About

I expect that our history is very much the same as yours. In our younger days, beer was an inexpensive, and legal (when of age), way to reach an altered state of consciousness. Our Dads drank beer. Our friends drank beer. It seemed the natural order of things that we would drink beer too.

As you probably did, we started with the ubiquitous American megabrewed light lagers: Budweiser, Coors, Miller. When money was a little tight we might lower ourselves to buy Busch, or Schlitz, or, in a pinch, Old Milwaukee. When we wanted to trick ourselves into thinking we were spending more for quality brews we might indulge in Michelob, Molson (“It’s imported!”), Corona Extra (“It’s imported, too!”), or Heineken (“It’s imported—from Europe!”). If we were feeling especially quirky we might buy Rolling Rock (painted labels!), Red Dog (how can you not like a beer pitched by Tommy Lee Jones?), or Yuengling (at that time, a small, regional brewer whose beer was the swill of choice in the northeast Pennsylvania area, since it was cheaper than Bud).

Al’s Dad’s beer of choice was Schaefer. Remember their slogan? “The one beer to have when you’re having more than one.” (Stroh’s bought them out in 1981 and tried to resurrect the popularity of the brand with a very much watered-down slogan: “The one beer to have when you’re out to have some fun.” Stroh’s was in turn bought out by Pabst brewing in 1999.) Schaefer was, in fact, the best-selling beer in the U.S. for a time, eventually losing out in the seventies to 800-pound gorilla Budweiser. (Well, perhaps not. Data at Beer History seems to indicate that Schaefer never rose to such heights on a national level. Perhaps it was just a best-seller in the Northeast region? That’s what I get for relying on Wikipedia too much.)

Ron’s Dad’s beer of choice was Schmidt’s. His Grandfather was also a beer drinker and at the tender age of 8, Ron recalls that getting just a sniff from Grandpa’s mug was a sweet treat. Grandpa would even let him have a taste on his tongue of the strangy, bubbly, drink.

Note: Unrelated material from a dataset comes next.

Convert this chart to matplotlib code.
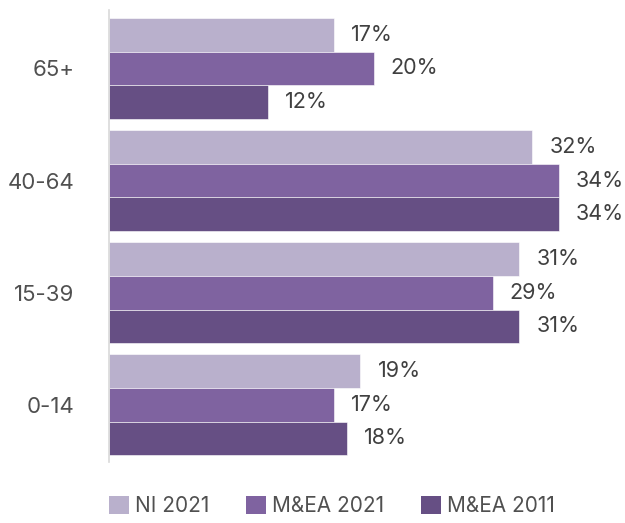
import matplotlib.pyplot as plt
import numpy as np

# data, top to bottom as in the chart
groups = ['65+', '40-64', '15-39', '0-14']
ni_2021 = [17, 32, 31, 19]
mea_2021 = [20, 34, 29, 17]
mea_2011 = [12, 34, 31, 18]
series_names = ['NI 2021', 'M&EA 2021', 'M&EA 2011']
colors = ['#b9b0cc', '#7f63a0', '#664f84']

plt.rcParams['font.family'] = ['Inter', 'DejaVu Sans']

fig = plt.figure(figsize=(6.25, 5.23), dpi=100)
ax = fig.add_axes([0.1744, 0.1166, 0.80, 0.864])

y = np.arange(len(groups))
h = 0.3
text_col = '#404040'
for i, (vals, name, col) in enumerate(zip([ni_2021, mea_2021, mea_2011], series_names, colors)):
    pos = y + (i - 1) * h
    ax.barh(pos, vals, height=h, color=col, label=name, edgecolor='white', linewidth=0.4)
    for p, v in zip(pos, vals):
        ax.text(v + 1.3, p, f'{v}%', va='center', ha='left', fontsize=15.5, color=text_col)

ax.set_xlim(0, 37.8)
ax.set_ylim(3.51, -0.52)
ax.set_yticks(y)
ax.set_yticklabels(groups, fontsize=16, color='#505050')
ax.tick_params(axis='y', length=0, pad=25)
ax.set_xticks([])
for s in ['top', 'right', 'bottom']:
    ax.spines[s].set_visible(False)
ax.spines['left'].set_color('#d9d9d9')
ax.spines['left'].set_linewidth(1.2)

leg = fig.legend(loc='lower left', bbox_to_anchor=(0.145, -0.022), ncol=3, frameon=False,
                 fontsize=15, handlelength=0.95, handleheight=0.95, handletextpad=0.3,
                 columnspacing=1.75, labelcolor='#505050')
for hnd in leg.legend_handles:
    hnd.set_edgecolor('none')

plt.savefig('out.png', dpi=100)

We came of age shortly after the launch of Miller Genuine Draft. To our primitive palates it actually did seem to be significantly better than, say, Budweiser. We probably would have stuck with MGD for years.

Jim Koch saved us.

The Microbrewery explosion was just starting. We didn’t know anything about it. What we did know was that Jim’s commercials, with that unique raspy voice of his, piqued our curiosity. (We are children of the media, that’s for sure.) Sam Adam’s Boston Lager was what he was pitching. We figured: What the heck, let’s try it out. (Pete’s Wicked Ale was going nationwide at around the same time. With a name like that, how could a young, red-blooded American boys not want to try it? There are some doubts about which of the two we tried first.)

It was good. Can beer taste this good? We were not prepared for what beer—prepared without adjuncts and in small batches—could taste like. By golly, if beer can be made like this, who would drink that other stuff?

We’re curious guys, so we started doing research. There were other micro/craft brews out there now, so we started sampling. Ah, but there’s a catch. Buy two six-packs of some beer that none of your friends are drinking, or, for a few dollars less, get that 30-pack of Budweiser? And so, our days of drinking quantity ended.

We also started reading, and since this was the start of the microbrewery revolution, and the world wide web was becoming huge, there was plenty to read. We even found out you could brew your own beer. How had all this been kept from us for so long? Well, if all your beer education is from commercials during American sporting events, you’d never know that there was any other style of beer in the world.

Fast forward several years. We’re older now, with families of our own and live some 400 miles apart. But, we still love beer, and technology allows us to keep in touch.

For those of you who were actually curious about us beyond beer, we’ve been friends for over twenty years, are both married, each with two children. Ron lives outside of Saratoga Springs, New York, Al in the D.C.-Metro area.